Joseph Tombs serves as a settlement-planning attorney in Lubbock, Texas. Mr. Tombs has a focus in financial and tax planning for recipients of tort settlements. He is a founding member of Amicus Settlement Planners LLC, Amicus Financial Advisors LLC and Tombs Maxwell LLP.

Greg Maxwell of Tombs Maxwell LLP focuses his practice on settlement planning and special-needs planning for injury victims and provides consulting services to law firms regarding Medicare secondary payer compliance. Mr. Maxwell is a certified financial planner and founded Amicus Settlement Planners LLC, a plaintiff-loyal structured settlement planning firm, in 2004.

1. See, Oklahoma Rules of Professional Conduct, Rule 2.1, Comments 4 and 5.
2. State ex rel. Oklahoma Bar Association v. Friesen, 2016 OK 109, 384 P.3d 1129.
3. Cordell, D.M. and J.W. Tombs, “Planning Considerations for Personal Injury Settlement Recipients,” Journal of Financial Planning, January 2005, pp. 26-28.
4. I.R.C. §5891 (2002).
5. I.R.C. §5891(b)(2)(A)(ii) (2002).
6. 12 O.S. §3238 et seq.
7. I.R.C. §5891(a) (2002).
8. E.g., Grillo v. Henry, 96th Dist. Ct, Tarrant Co. (Tex.) and Grillo v. Pettiette, et al., 96th Dist. Ct. Tarrant Co.
9. E.g., Lyons v. Medical Malpractice Insurance Association, 730 N.Y.S.2d 345, 286 A.D.2d 711 (N.Y. App. Div. 2001) and Macomber v. Travelers Property and Casualty Corporation, 260 Conn. 620, 804 A.2d 180 (Sept. 3, 2002).
10. Oklahoma Rules of Professional Conduct, Rule 2.1, Comments 4 and 5.
11. Additionally, in negotiating any settlement, a plaintiff’s attorney should be mindful that most insurance companies will want to service any resulting structured settlement or annuity themselves, or through some subsidiary of the insurance company. Annuities are financial investments that are regularly sold to the public, and which are offered on a basis that makes money for the annuity provider. In negotiations, the attorney should be aware that the “face value” of an annuity may represent the “retail” cost of the annuity, where the settlement payor may be purchasing it at “cost” from itself or its wholly-owned subsidiary.
12. Most personal injury attorneys do not have errors and omissions liability coverage for financial and tax advice. Referring clients to independent financial and/or tax professionals helps ensure that the client is educated, and the personal injury attorney is protected from potential liability regarding the financial and tax aspects of the settlement.

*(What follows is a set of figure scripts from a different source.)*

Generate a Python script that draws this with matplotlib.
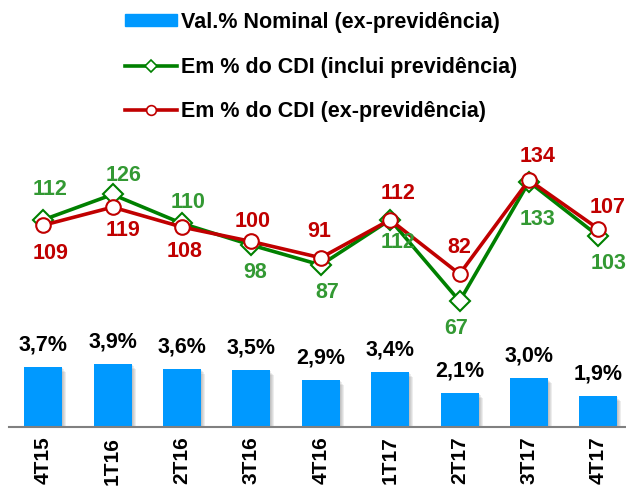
import matplotlib.pyplot as plt
from matplotlib.lines import Line2D
from matplotlib.patches import Patch

#------------------------------------------------------------#
# data                                                       #
#------------------------------------------------------------#

quarters = ['4T15', '1T16', '2T16', '3T16', '4T16', '1T17', '2T17', '3T17', '4T17']
val_nominal = [3.7, 3.9, 3.6, 3.5, 2.9, 3.4, 2.1, 3.0, 1.9]
cdi_inclui = [112, 126, 110, 98, 87, 112, 67, 133, 103]
cdi_ex = [109, 119, 108, 100, 91, 112, 82, 134, 107]

# label offsets in pixels (dx, dy)
green_dx = [7, 11, 6, 4, 7, 8, -3, 9, 10]
green_dy = [30, 19, 21, -27, -27, -23, -27, -38, -27]
red_dx = [7, 10, 3, 1, -2, 8, 0, 9, 9]
red_dy = [-28, -23, -24, 20, 26, 26, 27, 24, 21]

BLUE = '#0099ff'
GREEN_LINE = '#008000'
GREEN_TXT = '#339933'
RED = '#c00000'

plt.rcParams['font.family'] = ['Liberation Sans', 'DejaVu Sans']
plt.rcParams['font.weight'] = 'bold'

fig = plt.figure(figsize=(6.26, 4.88), dpi=100)
ax = fig.add_axes([8.5 / 626, 61 / 488, 617.5 / 626, 297 / 488])
x = list(range(len(quarters)))

#------------------------------------------------------------#
# bars                                                       #
#------------------------------------------------------------#

for k in range(1, 5):
    ax.bar([i + k / 69.4 for i in x], [v - k * 0.08 for v in val_nominal],
           width=0.55, color='#555555', alpha=0.10, zorder=1)
ax.bar(x, val_nominal, width=0.55, color=BLUE, zorder=2)
for i, v in zip(x, val_nominal):
    ax.annotate(f'{v:.1f}%'.replace('.', ','), (i, v), xytext=(0, 22),
                textcoords='offset pixels', ha='center', va='center',
                fontsize=15.5, fontweight='bold', color='black')

ax.set_xlim(-0.5, 8.398)
ax.set_ylim(0, 297 / 16.25)
ax.set_yticks([])
for pos in ['right', 'top', 'left']:
    ax.spines[pos].set_visible(False)
ax.spines['bottom'].set_color('#808080')
ax.spines['bottom'].set_linewidth(1.5)
ax.set_xticks(x)
ax.set_xticklabels(quarters, rotation=90, fontsize=15, fontweight='bold')
ax.tick_params(axis='x', length=0, pad=7)

#------------------------------------------------------------#
# lines                                                      #
#------------------------------------------------------------#

ax2 = ax.twinx()
ax2.set_ylim(-2.6, -2.6 + 297 / 1.808)
ax2.axis('off')

ax2.plot(x, cdi_inclui, color=GREEN_LINE, lw=2.6, marker='D', ms=10.5,
         mfc='white', mec=GREEN_LINE, mew=1.5, zorder=3)
ax2.plot(x, cdi_ex, color=RED, lw=2.6, marker='o', ms=10.5,
         mfc='white', mec=RED, mew=1.5, zorder=4)

for i, v, dx, dy in zip(x, cdi_inclui, green_dx, green_dy):
    ax2.annotate(str(v), (i, v), xytext=(dx, dy), textcoords='offset pixels',
                 ha='center', va='center', fontsize=15.5, fontweight='bold',
                 color=GREEN_TXT, zorder=5)
for i, v, dx, dy in zip(x, cdi_ex, red_dx, red_dy):
    ax2.annotate(str(v), (i, v), xytext=(dx, dy), textcoords='offset pixels',
                 ha='center', va='center', fontsize=15.5, fontweight='bold',
                 color=RED, zorder=5)

#------------------------------------------------------------#
# legend                                                     #
#------------------------------------------------------------#

handles = [Patch(color=BLUE),
           Line2D([], [], color=GREEN_LINE, lw=2.6, marker='D', ms=6,
                  mfc='white', mec=GREEN_LINE, mew=1.2),
           Line2D([], [], color=RED, lw=2.6, marker='o', ms=7,
                  mfc='white', mec=RED, mew=1.2)]
labels = ['Val.% Nominal (ex-previdência)',
          'Em % do CDI (inclui previdência)',
          'Em % do CDI (ex-previdência)']
fig.legend(handles, labels, loc='upper left', bbox_to_anchor=(125 / 626, 1 - 12 / 488),
           frameon=False, prop={'size': 15.5, 'weight': 'bold'}, borderpad=0,
           handlelength=2.4, handleheight=0.5, handletextpad=0.22,
           labelspacing=1.1, borderaxespad=0)

fig.savefig('out.png', dpi=100)
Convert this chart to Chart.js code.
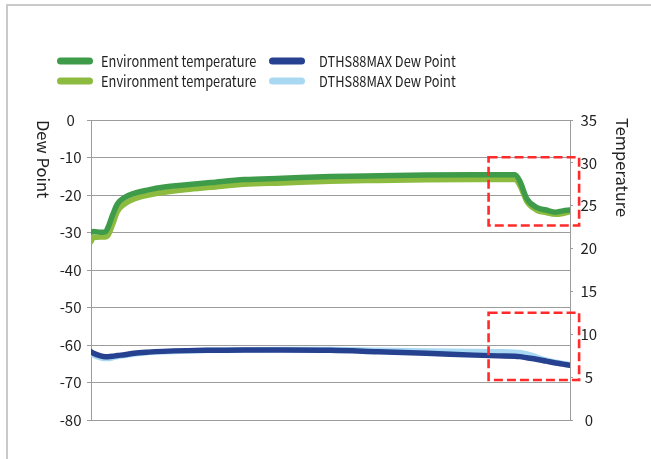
<!DOCTYPE html>
<html>
<head>
<meta charset="utf-8">
<script src="https://cdn.jsdelivr.net/npm/chart.js@4.4.1/dist/chart.umd.min.js"></script>
<style>
  html, body { margin: 0; padding: 0; background: #ffffff; overflow: hidden; }
  #frame { position: absolute; left: 6px; top: 4px; width: 2000px; height: 2000px; border: 2px solid #c9c9c9; box-sizing: border-box; }
  #wrap { position: absolute; left: 0; top: 0; width: 651px; height: 459px; }
</style>
</head>
<body>
<div id="frame"></div>
<div id="wrap"><canvas id="c" width="651" height="459"></canvas></div>
<script>
// ---- data ----
const labelsSeries = [
  "Environment temperature",
  "DTHS88MAX Dew Point",
  "Environment temperature",
  "DTHS88MAX Dew Point"
];
// relative time (0..100 across the plot)
const time = [0, 0.5, 2, 3, 3.5, 4.5, 5.5, 7, 9, 12, 15, 20, 25, 32, 40, 50, 60, 70, 80, 85, 88.5, 89.5, 91, 93, 95, 97, 98.5, 100];
// temperature (right axis, °C)
const envTempA = [21.9, 22.0, 21.9, 21.95, 22.4, 23.9, 25.2, 25.95, 26.45, 26.85, 27.15, 27.45, 27.7, 28.05, 28.2, 28.4, 28.5, 28.58, 28.62, 28.62, 28.6, 27.9, 25.8, 24.8, 24.5, 24.25, 24.4, 24.5];
const envTempB = [20.8, 21.3, 21.35, 21.35, 21.5, 22.8, 24.3, 25.2, 25.8, 26.25, 26.55, 26.9, 27.15, 27.5, 27.65, 27.85, 27.95, 28.03, 28.07, 28.07, 28.05, 27.4, 25.5, 24.5, 24.2, 24.0, 24.1, 24.3];
// dew point (left axis, °C)
const dewPointA = [-61.8, -62.2, -62.9, -63.1, -63.1, -63.0, -62.8, -62.6, -62.2, -61.9, -61.7, -61.5, -61.4, -61.3, -61.3, -61.4, -61.8, -62.2, -62.7, -62.9, -63.0, -63.1, -63.4, -63.8, -64.3, -64.8, -65.1, -65.4];
const dewPointB = [-62.2, -62.7, -63.4, -63.6, -63.6, -63.4, -63.1, -62.8, -62.4, -62.0, -61.8, -61.6, -61.4, -61.3, -61.2, -61.2, -61.4, -61.6, -61.7, -61.8, -61.9, -62.0, -62.4, -63.2, -64.0, -64.6, -64.9, -65.2];
// axis ranges / ticks
const dewTicks = { min: -80, max: 0, step: 10 };
const tempTicks = { min: 0, max: 35, step: 5 };
const axisTitles = { left: "Dew Point", right: "Temperature" };
// highlighted regions: [t0, t1, tempTop, tempBottom] in data units (right axis)
const highlightBoxes = [
  [83.0, 101.9, 30.65, 22.7],
  [83.0, 101.9, 12.52, 4.67]
];

const colors = ["#3e9b4a", "#26418f", "#8dbb40", "#a9d9f2"];
const FONT = '"Noto Sans CJK SC", "Noto Sans", sans-serif';
const TEXT = "#222222";
const GRID = "#9c9c9c";

function pts(ys) { return ys.map((y, i) => ({ x: time[i], y })); }

const datasets = [
  { label: labelsSeries[0], data: pts(envTempA), yAxisID: "yT" },
  { label: labelsSeries[1], data: pts(dewPointA), yAxisID: "yD" },
  { label: labelsSeries[2], data: pts(envTempB), yAxisID: "yT" },
  { label: labelsSeries[3], data: pts(dewPointB), yAxisID: "yD" }
].map((d, i) => Object.assign(d, {
  borderColor: colors[i],
  backgroundColor: colors[i],
  borderWidth: 5.5,
  pointRadius: 0,
  cubicInterpolationMode: "monotone",
  borderCapStyle: "round",
  borderJoinStyle: "round",
  fill: false
}));

const extrasPlugin = {
  id: "extras",
  afterDatasetsDraw(chart) {
    const ctx = chart.ctx;
    const xs = chart.scales.x, yT = chart.scales.yT;
    // red dashed highlight boxes
    ctx.save();
    ctx.strokeStyle = "#ff2b2b";
    ctx.lineWidth = 2.6;
    ctx.setLineDash([9, 4]);
    highlightBoxes.forEach(b => {
      const x0 = xs.getPixelForValue(b[0]), x1 = xs.getPixelForValue(b[1]);
      const y0 = yT.getPixelForValue(b[2]), y1 = yT.getPixelForValue(b[3]);
      ctx.strokeRect(x0, y0, x1 - x0, y1 - y0);
    });
    ctx.restore();
  },
  afterDraw(chart) {
    const ctx = chart.ctx;
    const area = chart.chartArea;
    ctx.save();
    ctx.fillStyle = TEXT;
    ctx.textBaseline = "middle";
    ctx.textAlign = "left";
    // axis titles, rotated top-to-bottom
    ctx.font = "16.5px " + FONT;
    [[axisTitles.left, 43, 0], [axisTitles.right, 622, -2]].forEach(([t, x, dy]) => {
      ctx.save();
      ctx.translate(x, area.top + dy);
      ctx.rotate(Math.PI / 2);
      ctx.fillText(t, 0, 0);
      ctx.restore();
    });
    // legend (2 x 2)
    ctx.font = "15px " + FONT;
    const colX = [57, 269], textOff = [44, 50], rowY = [61, 81];
    const layout = [[0, 0], [1, 0], [0, 1], [1, 1]]; // [col,row] per dataset
    chart.data.datasets.forEach((ds, i) => {
      const [c, r] = layout[i];
      const x = colX[c], y = rowY[r];
      ctx.fillStyle = ds.borderColor;
      ctx.beginPath();
      ctx.roundRect(x, y - 3.5, 36, 7, 3.5);
      ctx.fill();
      ctx.fillStyle = TEXT;
      ctx.save();
      ctx.translate(x + textOff[c], y);
      ctx.scale(0.855, 1);
      ctx.fillText(ds.label, 0, 0);
      ctx.restore();
    });
    ctx.restore();
  }
};

new Chart(document.getElementById("c"), {
  type: "line",
  data: { datasets },
  plugins: [extrasPlugin],
  options: {
    responsive: false,
    animation: false,
    layout: { padding: { top: 120, bottom: 39, left: 0, right: 0 } },
    plugins: { legend: { display: false }, tooltip: { enabled: false } },
    scales: {
      x: { type: "linear", min: 0, max: 100, display: false },
      yD: {
        position: "left",
        min: dewTicks.min, max: dewTicks.max,
        ticks: { stepSize: dewTicks.step, color: TEXT, font: { family: FONT, size: 15 }, crossAlign: "center", padding: 5.5 },
        grid: { color: GRID, lineWidth: 1, tickLength: 4, drawTicks: true },
        border: { display: true, color: GRID, width: 1 },
        afterFit(s) { s.width = 91; }
      },
      yT: {
        position: "right",
        min: tempTicks.min, max: tempTicks.max,
        ticks: { stepSize: tempTicks.step, color: TEXT, font: { family: FONT, size: 15 }, crossAlign: "center", padding: 7.5 },
        grid: { drawOnChartArea: false, color: GRID, lineWidth: 1, tickLength: 3 },
        border: { display: true, color: GRID, width: 1 },
        afterFit(s) { s.width = 81; }
      }
    }
  }
});
</script>
</body>
</html>
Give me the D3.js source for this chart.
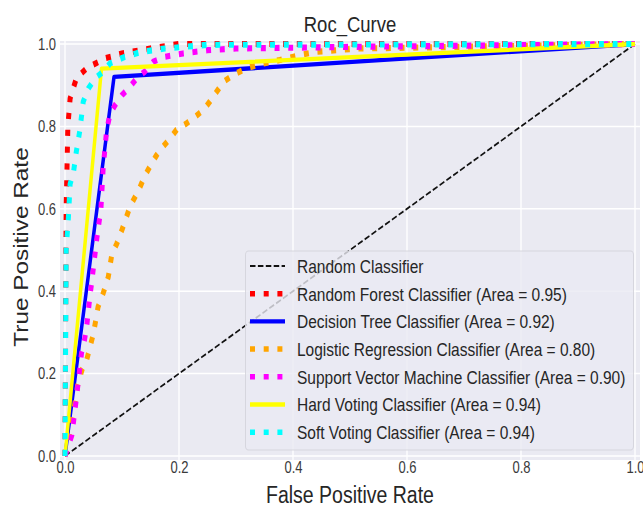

13. Make sure that any professional you introduce has experience with injury victims and the proper credentials and education. The Certified Financial Planner (CFP®) designation and membership in the Society of Settlement Planners are good indications of competence and experience in the field. The Society of Settlement Planners is a national group of attorneys and settlement planners dedicated to protecting Plaintiff’s rights and interests in financial matters.